The state put this rule in place three years ago as a way to fix the problem of unprepared owners going out of business at a rapid rate. As many as 300 homes fail each year, most within the first two or three years. This disrupts the lives of hundreds of seniors and exposes them to a greater risk of mistreatment, a Seattle Times analysis shows.
Owners of failing homes often cut corners, which can lead to shoddy care, The Times found.
The state's training fix needs fixing itself. The Times has found that more than 200 prospective owners of adult family homes became certified even though they didn't complete 48 hours of training. Some did not take a single hour of instruction.
One trainer insisted on holding classes at a pizza shop, several adult-family-home owners told The Times.
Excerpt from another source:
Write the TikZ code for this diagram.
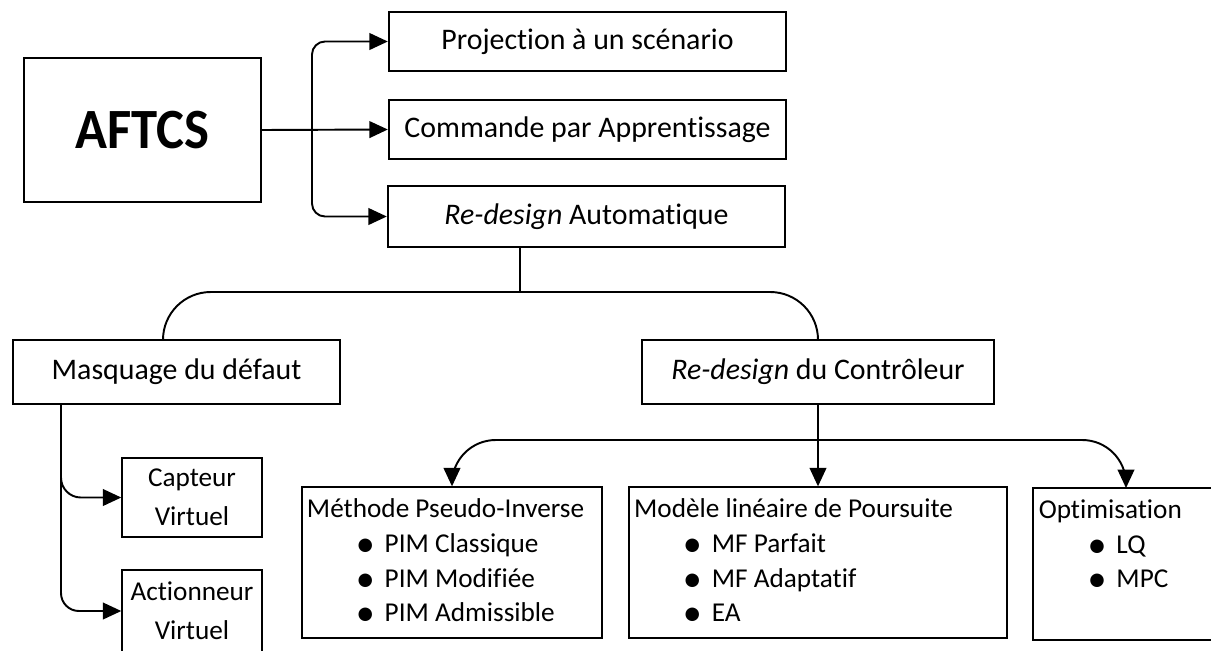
\documentclass[tikz,border=0pt]{standalone}
\usepackage{fontspec}
\setmainfont{Carlito}[Ligatures={NoCommon}]
\usetikzlibrary{arrows.meta,calc}
\newlength\px \setlength\px{0.5669pt}
\newcommand\bul{\hspace*{49\px}\makebox[29\px][l]{\smash{\raisebox{-0.3ex}{\scalebox{1.4}{•}}}}}
\begin{document}
\begin{tikzpicture}[x=0.02cm,y=-0.02cm,
  box/.style={draw, line width=1.1pt, inner sep=0pt, align=center},
  conn/.style={line width=1.1pt},
  arr/.style={conn, -{Triangle[length=10.5pt,width=9.5pt]}},
  big/.style={font=\fontsize{17}{20}\selectfont},
  small/.style={font=\fontsize{15.5}{22}\selectfont},
  lst/.style={font=\fontsize{15.5}{19.8}\selectfont, align=left, inner sep=0pt, anchor=north west},
]
\useasboundingbox (0,0) rectangle (1211,650);
\clip (0,0) rectangle (1211,650);

% nodes
\node[box, minimum width=134.4pt, minimum height=81.6pt, font=\fontsize{30}{36}\selectfont\bfseries] (aftcs) at (142.5,130) {\scalebox{1}[1.08]{AFTCS}};
\node[box, big, minimum width=226.2pt, minimum height=33.4pt] (proj) at (587.5,41.5) {Projection à un scénario};
\node[box, big, minimum width=226.2pt, minimum height=33.4pt] (comm) at (587.5,129.5) {Commande par Apprentissage};
\node[box, big, minimum width=226.2pt, minimum height=34.6pt] (rda) at (586.5,216.5) {\textit{Re-design} Automatique};
\node[box, big, minimum width=186.5pt, minimum height=36.3pt] (masq) at (176.5,372) {Masquage du défaut};
\node[box, big, minimum width=200.7pt, minimum height=36.3pt] (rdc) at (818,372) {\textit{Re-design} du Contrôleur};
\node[box, small, minimum width=79.4pt, minimum height=44.8pt] (capt) at (192,497.5) {Capteur\\Virtuel};
\node[box, small, minimum width=79.4pt, minimum height=46.5pt] (act) at (192,611) {Actionneur\\Virtuel};
\node[box, minimum width=171.2pt, minimum height=85.6pt] (meth) at (452,562.5) {};
\node[box, minimum width=215.4pt, minimum height=85.6pt] (mod) at (818,562.5) {};
\node[box, minimum width=107.7pt, minimum height=86.2pt] (opt) at (1128,564) {};

\node[lst] (methT) at ($(meth.north west)+(6,12)$) {Méthode Pseudo-Inverse\\\bul PIM Classique\\\bul PIM Modifiée\\\bul PIM Admissible};
\node[lst] (modT) at ($(mod.north west)+(6,12)$) {Modèle linéaire de Poursuite\\\bul MF Parfait\\\bul MF Adaptatif\\\bul EA};
\node[lst] (optT) at ($(opt.north west)+(6,12)$) {Optimisation\\\bul LQ\\\bul MPC};

% connectors
\coordinate (bus) at (312,130);
\draw[arr] (aftcs.east) -- (comm.west);
\draw[arr, rounded corners=7.4pt] (bus) |- (proj.west);
\draw[arr, rounded corners=7.4pt] (bus) |- (rda.west);

\coordinate (j1) at (520,292);
\coordinate (c1) at (163,292);
\draw[conn] (rda.south -| j1) -- (j1);
\draw[conn, rounded corners=27.2pt] (masq.north -| c1) |- (j1) -| (rdc.north);

\coordinate (mv) at (61,404);
\draw[arr, rounded corners=11.3pt] (masq.south -| mv) |- (capt.west);
\draw[arr, rounded corners=10.2pt] (masq.south -| mv) |- (act.west);

\draw[arr] (rdc.south) -- (mod.north);
\coordinate (hb) at (818,440);
\coordinate (ot) at (1126,488);
\draw[arr, rounded corners=24.9pt] (hb) -| (meth.north);
\draw[arr, rounded corners=24.9pt] (hb) -| (ot);
\end{tikzpicture}
\end{document}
The trainer had them fulfill much of their course work by giving them homework, which didn't have to be turned in.
"I've heard horror stories where they go to a coffee shop and they pay up to $900 and get their manual and leave without any formal training whatsoever," says Jack Arntzen, director of the Washington State Residential Care Council, which represents adult family homes.
Marta Acedo, a Department of Social and Health Services manager who supervised the training program before she retired last month, said the agency received dozens of complaints from adult-home owners who reported "wasting their time and their money."
"When we say 48 hours of instruction we mean 48 hours. We don't mean four hours of instruction and go read the manual," Acedo said.
DSHS officials said they are overseeing the training more closely now and terminated the contract of one instructor in November.
DSHS has not set standards for the instruction, other than that trainers must cover a dozen specific topics. Trainers charge anywhere from a few hundred dollars to $950 for instruction, which allows owners to shop for the least-expensive or easiest courses.
DSHS said it "is evaluating" what to do about those owners who received inadequate training.